Film Review: Macbeth

Macbeth

Director Justin Kurzel delivers a haunting adaptation of William Shakespeare’s classic. Macbeth is a sharp and often brutal cinematic retelling of the play.

Macbeth, a Thane of Scotland, receives a prophecy that he will become King of Scotland. Consumed by ambition, Macbeth is spurred on by his wife to take action to claim the throne for himself…

Justin Kurzel, director of 2011’s Snowtown, has created powerful and evocative cinema with his version of Macbeth. The cinematography, setting, sound and screenplay combine to offer an adaptation that works fantastically on the big screen. Michael Fassbender delivers a commanding performance as the title character. He is ably aided by Marion Cotillard as Lady Macbeth and Sean Harris as a memorable Macduff.

Kurzel’s Macbeth has been trimmed from the original for the screen, as is necessary given the length of the play. The changes make the duration feel brisk, without losing the essence of the play. There are also some changes to the delivery and set-ups, but those enamoured with Shakespeare’s work will likely see the reasoning behind this.

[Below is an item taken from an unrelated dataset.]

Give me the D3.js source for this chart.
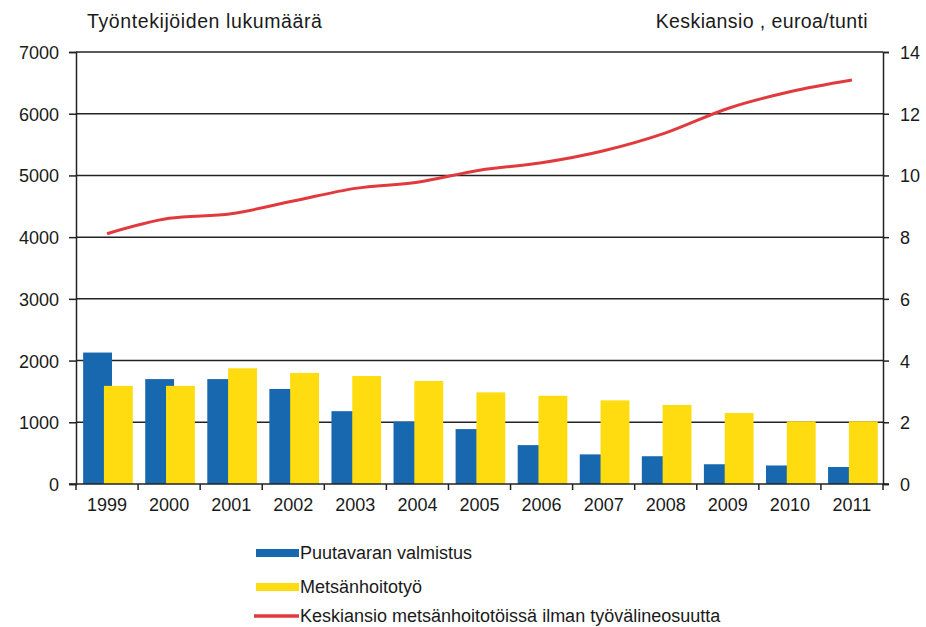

Macbeth keeps the original Shakespeare dialogue. Whilst this may seem impenetrable, particularly for those less familiar with the bard’s plays, it actually works well within the context. This is because this version of Macbeth relies heavily on the visual, meaning that viewers will be able to follow the story even if they do not understand every word of the dialogue. The screenplay trims a significant amount of dialogue, with images helping to tell the story.

Justin Kurzel directs the action with a brusqueness that suits the overall tone. The film keeps the original period in its setting, and the battle sequences work well to depict the brutality of the time, whilst also mirroring the mindset of the protagonist. Macbeth’s descent into madness is concise but effective. Use of colour and composition in Macbeth is excellent. The sound, employed throughout, is a big element of the haunting atmosphere.

With striking performances and an evocative atmosphere, Kurzel’s Macbeth is a most admirable cinematic retelling of the Scottish play.